運動が自公政権を追い込んでいることに確信を持とう

 「公務員制度改革」関連法案が審議されるとともに、衆議院厚生労働委員会では「年金特例法案」が、社保庁「解体・民営化」法案と同様に強行採決された30日、昼休みには、衆議院議員面会所で、公務労組連絡会・全労連「公務員制度改革」闘争本部・労働法制中央連絡会の三者共同による集会が開かれ、80人が参加しました。
 主催者を代表して公務労組連絡会の駒場副議長は、「公務員制度改革法案も、社保庁法案も、国民と公務員を分断するという目的は明らかだ。内閣支持率が急落するなど、運動が情勢を動かしていることに確信を持とう」とあいさつしました。
 国会から審議の合間をぬって日本共産党の吉井英勝議員が集会に駆けつけ、「審議をすればするほど法案の問題が明らかになってくる。与党の間にも矛盾がひろがっている。たたかいが自公政権を追い込んでいる。廃案までともにがんばろう」と激励しました。
 また、中央社保協の山田事務局長は、年金の記録もれについて、「あわてて特例法を作ると言うが、5年間だけを埋め合わせすれば済む問題ではない。また、わずか1日だけで採決するなど、いいかげんな国会運営も許されない。社保庁を『改革』しても何も解決しない」と怒りを込めて連帯あいさつしました。

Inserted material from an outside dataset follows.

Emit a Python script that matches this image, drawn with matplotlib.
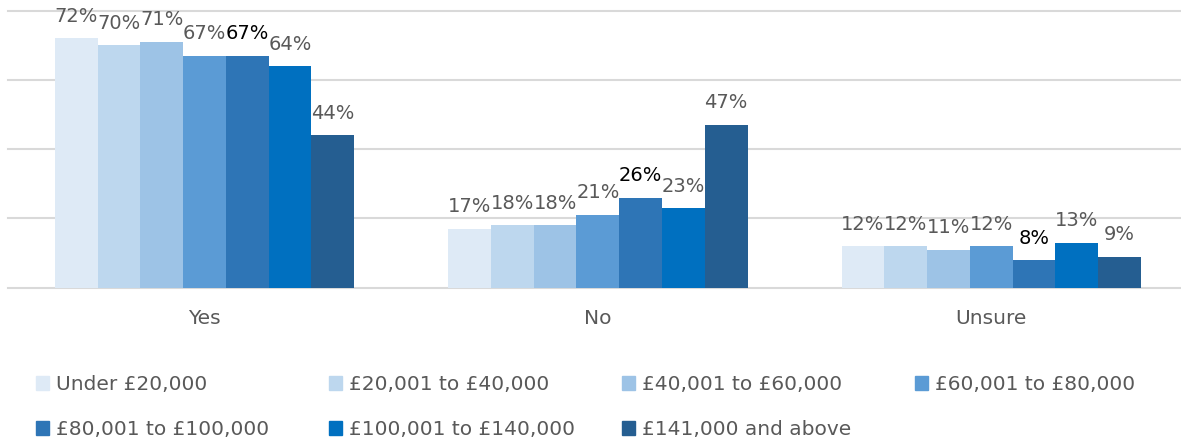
import matplotlib.pyplot as plt
from matplotlib.patches import Rectangle
import numpy as np

# Відповіді за рівнем доходу
categories = ['Yes', 'No', 'Unsure']
income_groups = ['Under £20,000', '£20,001 to £40,000', '£40,001 to £60,000', '£60,001 to £80,000',
                 '£80,001 to £100,000', '£100,001 to £140,000', '£141,000 and above']
under_20k = [72, 17, 12]
from_20k_to_40k = [70, 18, 12]
from_40k_to_60k = [71, 18, 11]
from_60k_to_80k = [67, 21, 12]
from_80k_to_100k = [67, 26, 8]
from_100k_to_140k = [64, 23, 13]
above_141k = [44, 47, 9]

values = [under_20k, from_20k_to_40k, from_40k_to_60k, from_60k_to_80k,
          from_80k_to_100k, from_100k_to_140k, above_141k]
colors = ['#DEEAF6', '#BDD7EE', '#9DC3E6', '#5B9BD5', '#2E75B6', '#0070C0', '#255E91']
label_colors = ['#595959', '#595959', '#595959', '#595959', '#000000', '#595959', '#595959']

plt.rcParams['font.family'] = ['DejaVu Sans']

W, H = 1181, 442
fig = plt.figure(figsize=(W / 100, H / 100), dpi=100)
ax = fig.add_axes([7.7 / W, (H - 287.7) / H, (1188 - 7.7) / W, 277 / H])

x = np.arange(len(categories))
bar_w = 0.1087
n = len(values)

for i, (vals, color) in enumerate(zip(values, colors)):
    pos = x + (i - (n - 1) / 2) * bar_w
    bars = ax.bar(pos, vals, width=bar_w, color=color, linewidth=0, zorder=2)
    for b, v in zip(bars, vals):
        ax.annotate(f'{v}%', (b.get_x() + b.get_width() / 2, v), xytext=(0, 9),
                    textcoords='offset points', ha='center', va='bottom',
                    fontsize=14, color=label_colors[i], zorder=3)

ax.set_xlim(-0.5, 2.5)
ax.set_ylim(0, 80)
ax.set_yticks([0, 20, 40, 60, 80])
ax.set_yticklabels([])
ax.set_xticks(x)
ax.set_xticklabels(categories, fontsize=14.5, color='#595959')
ax.tick_params(axis='both', length=0)
ax.tick_params(axis='x', pad=15.5)
ax.grid(axis='y', color='#D9D9D9', linewidth=1.5, clip_on=False, zorder=0)
ax.set_axisbelow(True)
for s in ax.spines.values():
    s.set_visible(False)

# Легенда: 4 колонки однакової ширини, заповнення по рядках
handles = [Rectangle((0, 0), 1, 1, color=c) for c in colors]
col_x = [36, 329, 622, 915]
for c in range(4):
    idx = [j for j in (c, c + 4) if j < n]
    fig.legend([handles[j] for j in idx], [income_groups[j] for j in idx],
               loc='upper left', bbox_to_anchor=(col_x[c] / W, 1 - 375 / H),
               frameon=False, fontsize=14.5, labelcolor='#595959',
               handlelength=0.65, handleheight=0.65, handletextpad=0.35,
               labelspacing=1.3, borderpad=0, borderaxespad=0)

plt.savefig('out.png', dpi=100)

 各団体の決意表明では、国公労連の河村書記次長、自治労連の川俣副委員長とともに、労働法制中央連絡会を代表して、日本婦人団体連合会の伍淑子副会長らから、それぞれ社保庁「解体・民営化」法案廃案への決意、国家公務員法につづいて29日に国会提出された地方公務員法改悪法案の問題点、労働法制の全面改悪をねらう規制改革会議の不当性などがのべられ、すべての悪法阻止へともにたたかう決意を固め合いました。